**Aim**. The listing below begins with the first line you should copy; stop after the line containing "(0,0) rectangle (663,1072);", and drop every picture.

**Provided material**.
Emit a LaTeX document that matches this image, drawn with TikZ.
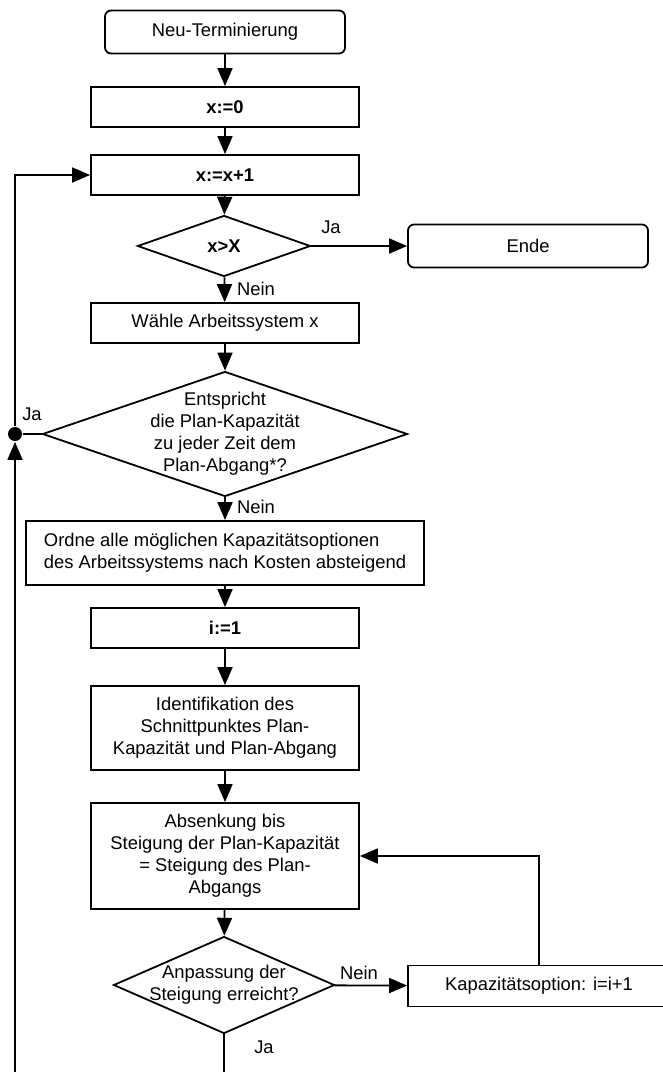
\documentclass[tikz,border=0pt]{standalone}
\usepackage{fontspec}
\setmainfont{Liberation Sans}
\usetikzlibrary{shapes.geometric,arrows.meta}

\begin{document}
\begin{tikzpicture}[
    x=0.5pt, y=-0.5pt,
    every node/.style={font=\fontsize{9.2}{11}\selectfont, align=center, line width=0.9pt},
    proc/.style={rectangle, draw, minimum width=134pt, minimum height=20pt, inner sep=2pt},
    term/.style={proc, rounded corners=3pt, minimum width=120pt, minimum height=21.5pt},
    dec/.style={diamond, draw, inner sep=0pt},
    dot/.style={circle, fill, inner sep=0pt, minimum size=7pt},
    lbl/.style={inner sep=1pt},
    flow/.style={draw, line width=0.9pt, -{Triangle[length=9pt, width=7.5pt]}},
    line/.style={draw, line width=0.9pt}
  ]
  \useasboundingbox (0,0) rectangle (663,1072);

  \node[term] (start) at (225,32) {Neu-Terminierung};
  \node[proc] (init) at (225,107) {\textbf{x:=0}};
  \node[proc] (next) at (225,175) {\textbf{x:=x+1}};
  \node[dec, minimum width=86.5pt, minimum height=30.5pt] (last) at (224,246) {\textbf{x>X}};
  \node[term] (ende) at (528,246) {Ende};
  \node[proc] (pick) at (225,323) {Wähle Arbeitssystem x};
  \node[dec, minimum width=182.5pt, minimum height=62.5pt,
    label={center:Entspricht\\die Plan-Kapazität\\zu jeder Zeit dem\\Plan-Abgang*?}] (check) at (225,434) {};
  \node[proc, minimum width=199pt, minimum height=32pt, align=left] (sort) at (225,553)
    {Ordne alle möglichen Kapazitätsoptionen\\des Arbeitssystems nach Kosten absteigend};
  \node[proc] (ione) at (225,628) {\textbf{i:=1}};
  \node[proc, minimum height=42pt] (ident) at (225,728)
    {Identifikation des\\Schnittpunktes Plan-\\Kapazität und Plan-Abgang};
  \node[proc, minimum height=53pt] (lower) at (225,856)
    {Absenkung bis\\Steigung der Plan-Kapazität\\= Steigung des Plan-\\Abgangs};
  \node[dec, minimum width=110.5pt, minimum height=48.5pt,
    label={center:Anpassung der\\Steigung erreicht?}] (fit) at (224,985) {};
  \node[proc, minimum width=131pt, minimum height=20.5pt] (opt) at (539,986) {Kapazitätsoption: i=i+1};
  \node[dot] (join) at (15,434) {};
  \coordinate (jaend) at (224,1072);
  \coordinate (back) at (15,1072);

  \node[lbl] (ja1) at (331,227) {Ja};
  \node[lbl] (nein1) at (256,289) {Nein};
  \node[lbl] (ja2) at (32,414) {Ja};
  \node[lbl] (nein2) at (256,507) {Nein};
  \node[lbl] (nein3) at (359,973) {Nein};
  \node[lbl] (ja3) at (264,1047) {Ja};

  \draw[flow] (start) -- (init);
  \draw[flow] (init) -- (next);
  \draw[flow] (next) -- (last);
  \draw[flow] (last) -- (ende);
  \draw[flow] (last) -- (pick);
  \draw[flow] (pick) -- (check);
  \draw[flow] (check) -- (sort);
  \draw[line] (check) -- (join);
  \draw[flow] (back) -- (join);
  \draw[flow] (join) |- (next);
  \draw[flow] (sort) -- (ione);
  \draw[flow] (ione) -- (ident);
  \draw[flow] (ident) -- (lower);
  \draw[flow] (lower) -- (fit);
  \draw[flow] (fit) -- (opt);
  \draw[flow] (opt) |- (lower);
  \draw[line] (fit) -- (jaend);
\end{tikzpicture}
\end{document}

**Solution**.
Emit a LaTeX document that matches this image, drawn with TikZ.
\documentclass[tikz,border=0pt]{standalone}
\usepackage{fontspec}
\setmainfont{Liberation Sans}
\usetikzlibrary{shapes.geometric,arrows.meta}

\begin{document}
\begin{tikzpicture}[
    x=0.5pt, y=-0.5pt,
    every node/.style={font=\fontsize{9.2}{11}\selectfont, align=center, line width=0.9pt},
    proc/.style={rectangle, draw, minimum width=134pt, minimum height=20pt, inner sep=2pt},
    term/.style={proc, rounded corners=3pt, minimum width=120pt, minimum height=21.5pt},
    dec/.style={diamond, draw, inner sep=0pt},
    dot/.style={circle, fill, inner sep=0pt, minimum size=7pt},
    lbl/.style={inner sep=1pt},
    flow/.style={draw, line width=0.9pt, -{Triangle[length=9pt, width=7.5pt]}},
    line/.style={draw, line width=0.9pt}
  ]
  \useasboundingbox (0,0) rectangle (663,1072);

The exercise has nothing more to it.